• _WORK TO COMPLETE_: Copy from the first line below down to and including the line with "const torqueTicks = [-4, -2, 0, 2, 4];". Skip the pictures.
# # # # #
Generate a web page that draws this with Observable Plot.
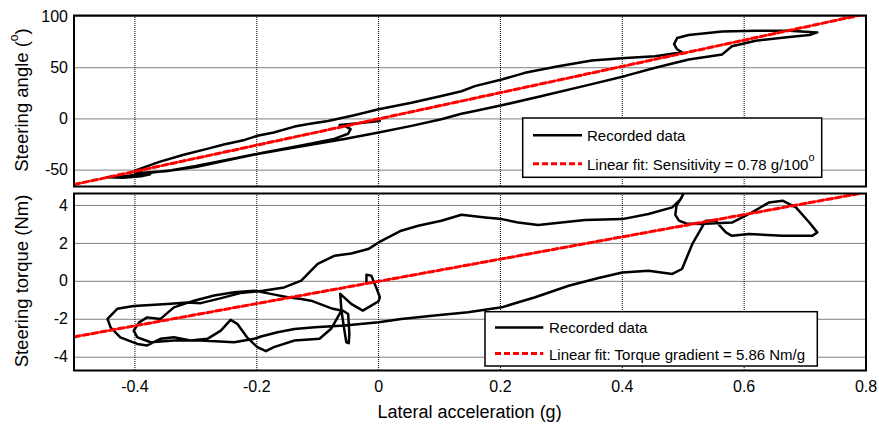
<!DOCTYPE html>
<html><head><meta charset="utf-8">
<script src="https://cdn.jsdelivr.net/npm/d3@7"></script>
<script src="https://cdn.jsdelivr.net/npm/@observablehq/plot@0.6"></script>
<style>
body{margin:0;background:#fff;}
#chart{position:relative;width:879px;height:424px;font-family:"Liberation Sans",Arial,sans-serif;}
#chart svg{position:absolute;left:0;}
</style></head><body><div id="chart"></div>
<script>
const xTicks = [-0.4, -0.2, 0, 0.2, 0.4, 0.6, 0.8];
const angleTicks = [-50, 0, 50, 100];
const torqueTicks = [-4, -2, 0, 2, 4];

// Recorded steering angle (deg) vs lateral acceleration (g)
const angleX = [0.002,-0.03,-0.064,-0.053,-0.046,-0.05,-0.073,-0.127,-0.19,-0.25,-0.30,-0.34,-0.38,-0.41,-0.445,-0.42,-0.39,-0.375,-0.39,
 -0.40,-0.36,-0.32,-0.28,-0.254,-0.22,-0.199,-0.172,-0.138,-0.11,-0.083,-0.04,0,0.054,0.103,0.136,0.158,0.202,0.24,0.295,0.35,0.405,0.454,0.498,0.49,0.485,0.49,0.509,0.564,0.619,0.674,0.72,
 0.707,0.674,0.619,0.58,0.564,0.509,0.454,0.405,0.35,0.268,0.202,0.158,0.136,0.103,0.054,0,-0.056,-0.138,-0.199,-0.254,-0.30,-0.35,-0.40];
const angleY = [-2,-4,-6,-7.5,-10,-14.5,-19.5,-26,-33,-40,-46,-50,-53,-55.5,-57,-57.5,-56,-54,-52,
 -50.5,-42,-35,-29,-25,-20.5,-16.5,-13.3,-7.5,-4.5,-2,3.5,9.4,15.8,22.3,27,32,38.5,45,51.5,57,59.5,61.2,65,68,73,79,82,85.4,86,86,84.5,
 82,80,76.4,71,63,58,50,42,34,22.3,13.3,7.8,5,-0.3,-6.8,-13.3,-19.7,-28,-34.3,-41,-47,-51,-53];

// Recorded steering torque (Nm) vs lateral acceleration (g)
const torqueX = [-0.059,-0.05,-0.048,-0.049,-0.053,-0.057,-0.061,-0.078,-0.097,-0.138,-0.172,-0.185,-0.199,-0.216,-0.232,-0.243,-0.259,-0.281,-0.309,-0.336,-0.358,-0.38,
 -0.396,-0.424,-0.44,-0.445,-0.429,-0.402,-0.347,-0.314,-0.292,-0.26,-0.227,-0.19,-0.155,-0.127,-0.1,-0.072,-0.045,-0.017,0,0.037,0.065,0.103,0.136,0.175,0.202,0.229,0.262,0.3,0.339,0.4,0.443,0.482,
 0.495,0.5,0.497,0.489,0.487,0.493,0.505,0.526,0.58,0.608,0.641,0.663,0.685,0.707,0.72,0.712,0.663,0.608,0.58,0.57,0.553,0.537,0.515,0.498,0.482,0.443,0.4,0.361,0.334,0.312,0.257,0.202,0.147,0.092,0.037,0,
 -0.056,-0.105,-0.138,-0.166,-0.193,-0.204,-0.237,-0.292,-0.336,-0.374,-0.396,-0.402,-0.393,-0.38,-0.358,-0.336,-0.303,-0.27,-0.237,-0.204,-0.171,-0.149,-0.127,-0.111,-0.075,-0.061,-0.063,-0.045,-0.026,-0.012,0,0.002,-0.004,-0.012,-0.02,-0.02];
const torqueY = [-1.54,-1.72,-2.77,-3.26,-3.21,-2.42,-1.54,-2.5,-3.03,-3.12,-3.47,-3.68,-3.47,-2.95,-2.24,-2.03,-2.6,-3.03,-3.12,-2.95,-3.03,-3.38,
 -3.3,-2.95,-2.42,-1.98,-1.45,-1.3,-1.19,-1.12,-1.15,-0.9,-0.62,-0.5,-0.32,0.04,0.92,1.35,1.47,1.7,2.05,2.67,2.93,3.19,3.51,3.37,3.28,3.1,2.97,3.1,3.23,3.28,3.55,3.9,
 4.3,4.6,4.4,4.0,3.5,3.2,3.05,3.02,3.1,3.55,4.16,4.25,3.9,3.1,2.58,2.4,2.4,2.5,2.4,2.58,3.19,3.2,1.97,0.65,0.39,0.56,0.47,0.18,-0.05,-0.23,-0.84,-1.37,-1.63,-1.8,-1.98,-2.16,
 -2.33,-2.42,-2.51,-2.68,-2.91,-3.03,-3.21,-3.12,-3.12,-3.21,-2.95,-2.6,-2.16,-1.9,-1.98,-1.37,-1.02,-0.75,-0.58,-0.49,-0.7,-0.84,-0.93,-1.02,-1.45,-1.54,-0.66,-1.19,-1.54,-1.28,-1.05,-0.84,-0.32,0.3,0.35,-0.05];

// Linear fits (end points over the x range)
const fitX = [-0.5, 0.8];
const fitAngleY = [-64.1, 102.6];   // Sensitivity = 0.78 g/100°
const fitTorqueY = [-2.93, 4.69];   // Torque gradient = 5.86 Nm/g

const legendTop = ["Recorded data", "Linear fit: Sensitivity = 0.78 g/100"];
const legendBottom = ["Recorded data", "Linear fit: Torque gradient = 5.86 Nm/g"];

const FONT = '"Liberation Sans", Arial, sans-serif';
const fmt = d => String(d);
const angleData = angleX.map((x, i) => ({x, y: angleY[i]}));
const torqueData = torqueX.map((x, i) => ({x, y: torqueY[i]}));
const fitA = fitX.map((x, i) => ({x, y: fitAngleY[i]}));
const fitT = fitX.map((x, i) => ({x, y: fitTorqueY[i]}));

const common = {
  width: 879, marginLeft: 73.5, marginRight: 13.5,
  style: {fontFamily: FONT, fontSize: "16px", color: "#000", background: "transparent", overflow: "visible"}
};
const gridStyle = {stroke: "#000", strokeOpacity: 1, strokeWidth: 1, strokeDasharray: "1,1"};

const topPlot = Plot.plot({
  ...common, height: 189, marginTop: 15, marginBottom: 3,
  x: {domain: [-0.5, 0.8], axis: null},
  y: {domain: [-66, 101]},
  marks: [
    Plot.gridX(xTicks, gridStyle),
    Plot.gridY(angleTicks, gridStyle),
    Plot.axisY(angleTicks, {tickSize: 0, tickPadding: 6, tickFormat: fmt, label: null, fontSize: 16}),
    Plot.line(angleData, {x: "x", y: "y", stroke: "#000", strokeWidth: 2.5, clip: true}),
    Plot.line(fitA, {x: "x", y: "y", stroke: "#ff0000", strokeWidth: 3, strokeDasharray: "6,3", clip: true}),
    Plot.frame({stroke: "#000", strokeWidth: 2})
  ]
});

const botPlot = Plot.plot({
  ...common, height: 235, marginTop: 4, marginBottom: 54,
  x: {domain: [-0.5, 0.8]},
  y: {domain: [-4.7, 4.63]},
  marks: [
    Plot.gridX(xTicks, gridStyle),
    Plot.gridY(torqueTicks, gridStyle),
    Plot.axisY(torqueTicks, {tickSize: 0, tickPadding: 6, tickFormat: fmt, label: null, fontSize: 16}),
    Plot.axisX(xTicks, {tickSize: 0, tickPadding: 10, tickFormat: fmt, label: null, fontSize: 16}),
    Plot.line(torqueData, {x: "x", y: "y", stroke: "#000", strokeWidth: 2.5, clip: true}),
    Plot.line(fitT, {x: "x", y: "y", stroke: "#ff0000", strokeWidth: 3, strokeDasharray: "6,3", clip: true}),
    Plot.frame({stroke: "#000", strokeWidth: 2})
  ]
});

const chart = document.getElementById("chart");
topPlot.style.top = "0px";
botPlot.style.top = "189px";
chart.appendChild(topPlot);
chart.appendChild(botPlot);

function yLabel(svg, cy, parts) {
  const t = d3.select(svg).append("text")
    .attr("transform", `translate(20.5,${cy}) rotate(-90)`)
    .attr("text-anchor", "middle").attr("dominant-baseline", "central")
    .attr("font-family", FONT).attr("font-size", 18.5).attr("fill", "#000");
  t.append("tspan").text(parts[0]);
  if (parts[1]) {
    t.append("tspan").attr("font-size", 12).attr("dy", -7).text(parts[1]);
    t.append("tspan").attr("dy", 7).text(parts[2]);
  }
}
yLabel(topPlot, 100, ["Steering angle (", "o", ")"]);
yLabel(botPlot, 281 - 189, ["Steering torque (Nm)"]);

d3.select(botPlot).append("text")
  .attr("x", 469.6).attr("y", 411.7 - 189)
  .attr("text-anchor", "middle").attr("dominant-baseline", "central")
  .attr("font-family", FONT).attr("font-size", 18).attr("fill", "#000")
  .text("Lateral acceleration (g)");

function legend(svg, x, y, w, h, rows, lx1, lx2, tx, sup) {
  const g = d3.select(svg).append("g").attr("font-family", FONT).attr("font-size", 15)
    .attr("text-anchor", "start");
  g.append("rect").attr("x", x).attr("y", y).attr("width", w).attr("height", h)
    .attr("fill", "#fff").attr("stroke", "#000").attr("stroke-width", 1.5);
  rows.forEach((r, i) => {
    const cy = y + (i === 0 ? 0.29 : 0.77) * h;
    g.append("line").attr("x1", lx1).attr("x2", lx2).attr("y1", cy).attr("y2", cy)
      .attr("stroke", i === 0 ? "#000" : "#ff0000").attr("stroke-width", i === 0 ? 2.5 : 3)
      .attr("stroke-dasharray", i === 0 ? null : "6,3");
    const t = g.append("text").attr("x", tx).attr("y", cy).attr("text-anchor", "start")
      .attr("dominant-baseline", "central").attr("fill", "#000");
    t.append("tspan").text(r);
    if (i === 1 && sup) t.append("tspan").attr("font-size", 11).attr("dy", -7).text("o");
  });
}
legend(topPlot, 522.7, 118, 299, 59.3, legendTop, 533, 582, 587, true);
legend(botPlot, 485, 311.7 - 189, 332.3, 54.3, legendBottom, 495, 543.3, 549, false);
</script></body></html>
# # # # #
• _ANSWER TO THIS PROBLEM_:
Generate a web page that draws this with Observable Plot.
<!DOCTYPE html>
<html><head><meta charset="utf-8">
<script src="https://cdn.jsdelivr.net/npm/d3@7"></script>
<script src="https://cdn.jsdelivr.net/npm/@observablehq/plot@0.6"></script>
<style>
body{margin:0;background:#fff;}
#chart{position:relative;width:879px;height:424px;font-family:"Liberation Sans",Arial,sans-serif;}
#chart svg{position:absolute;left:0;}
</style></head><body><div id="chart"></div>
<script>
const xTicks = [-0.4, -0.2, 0, 0.2, 0.4, 0.6, 0.8];
const angleTicks = [-50, 0, 50, 100];
const torqueTicks = [-4, -2, 0, 2, 4];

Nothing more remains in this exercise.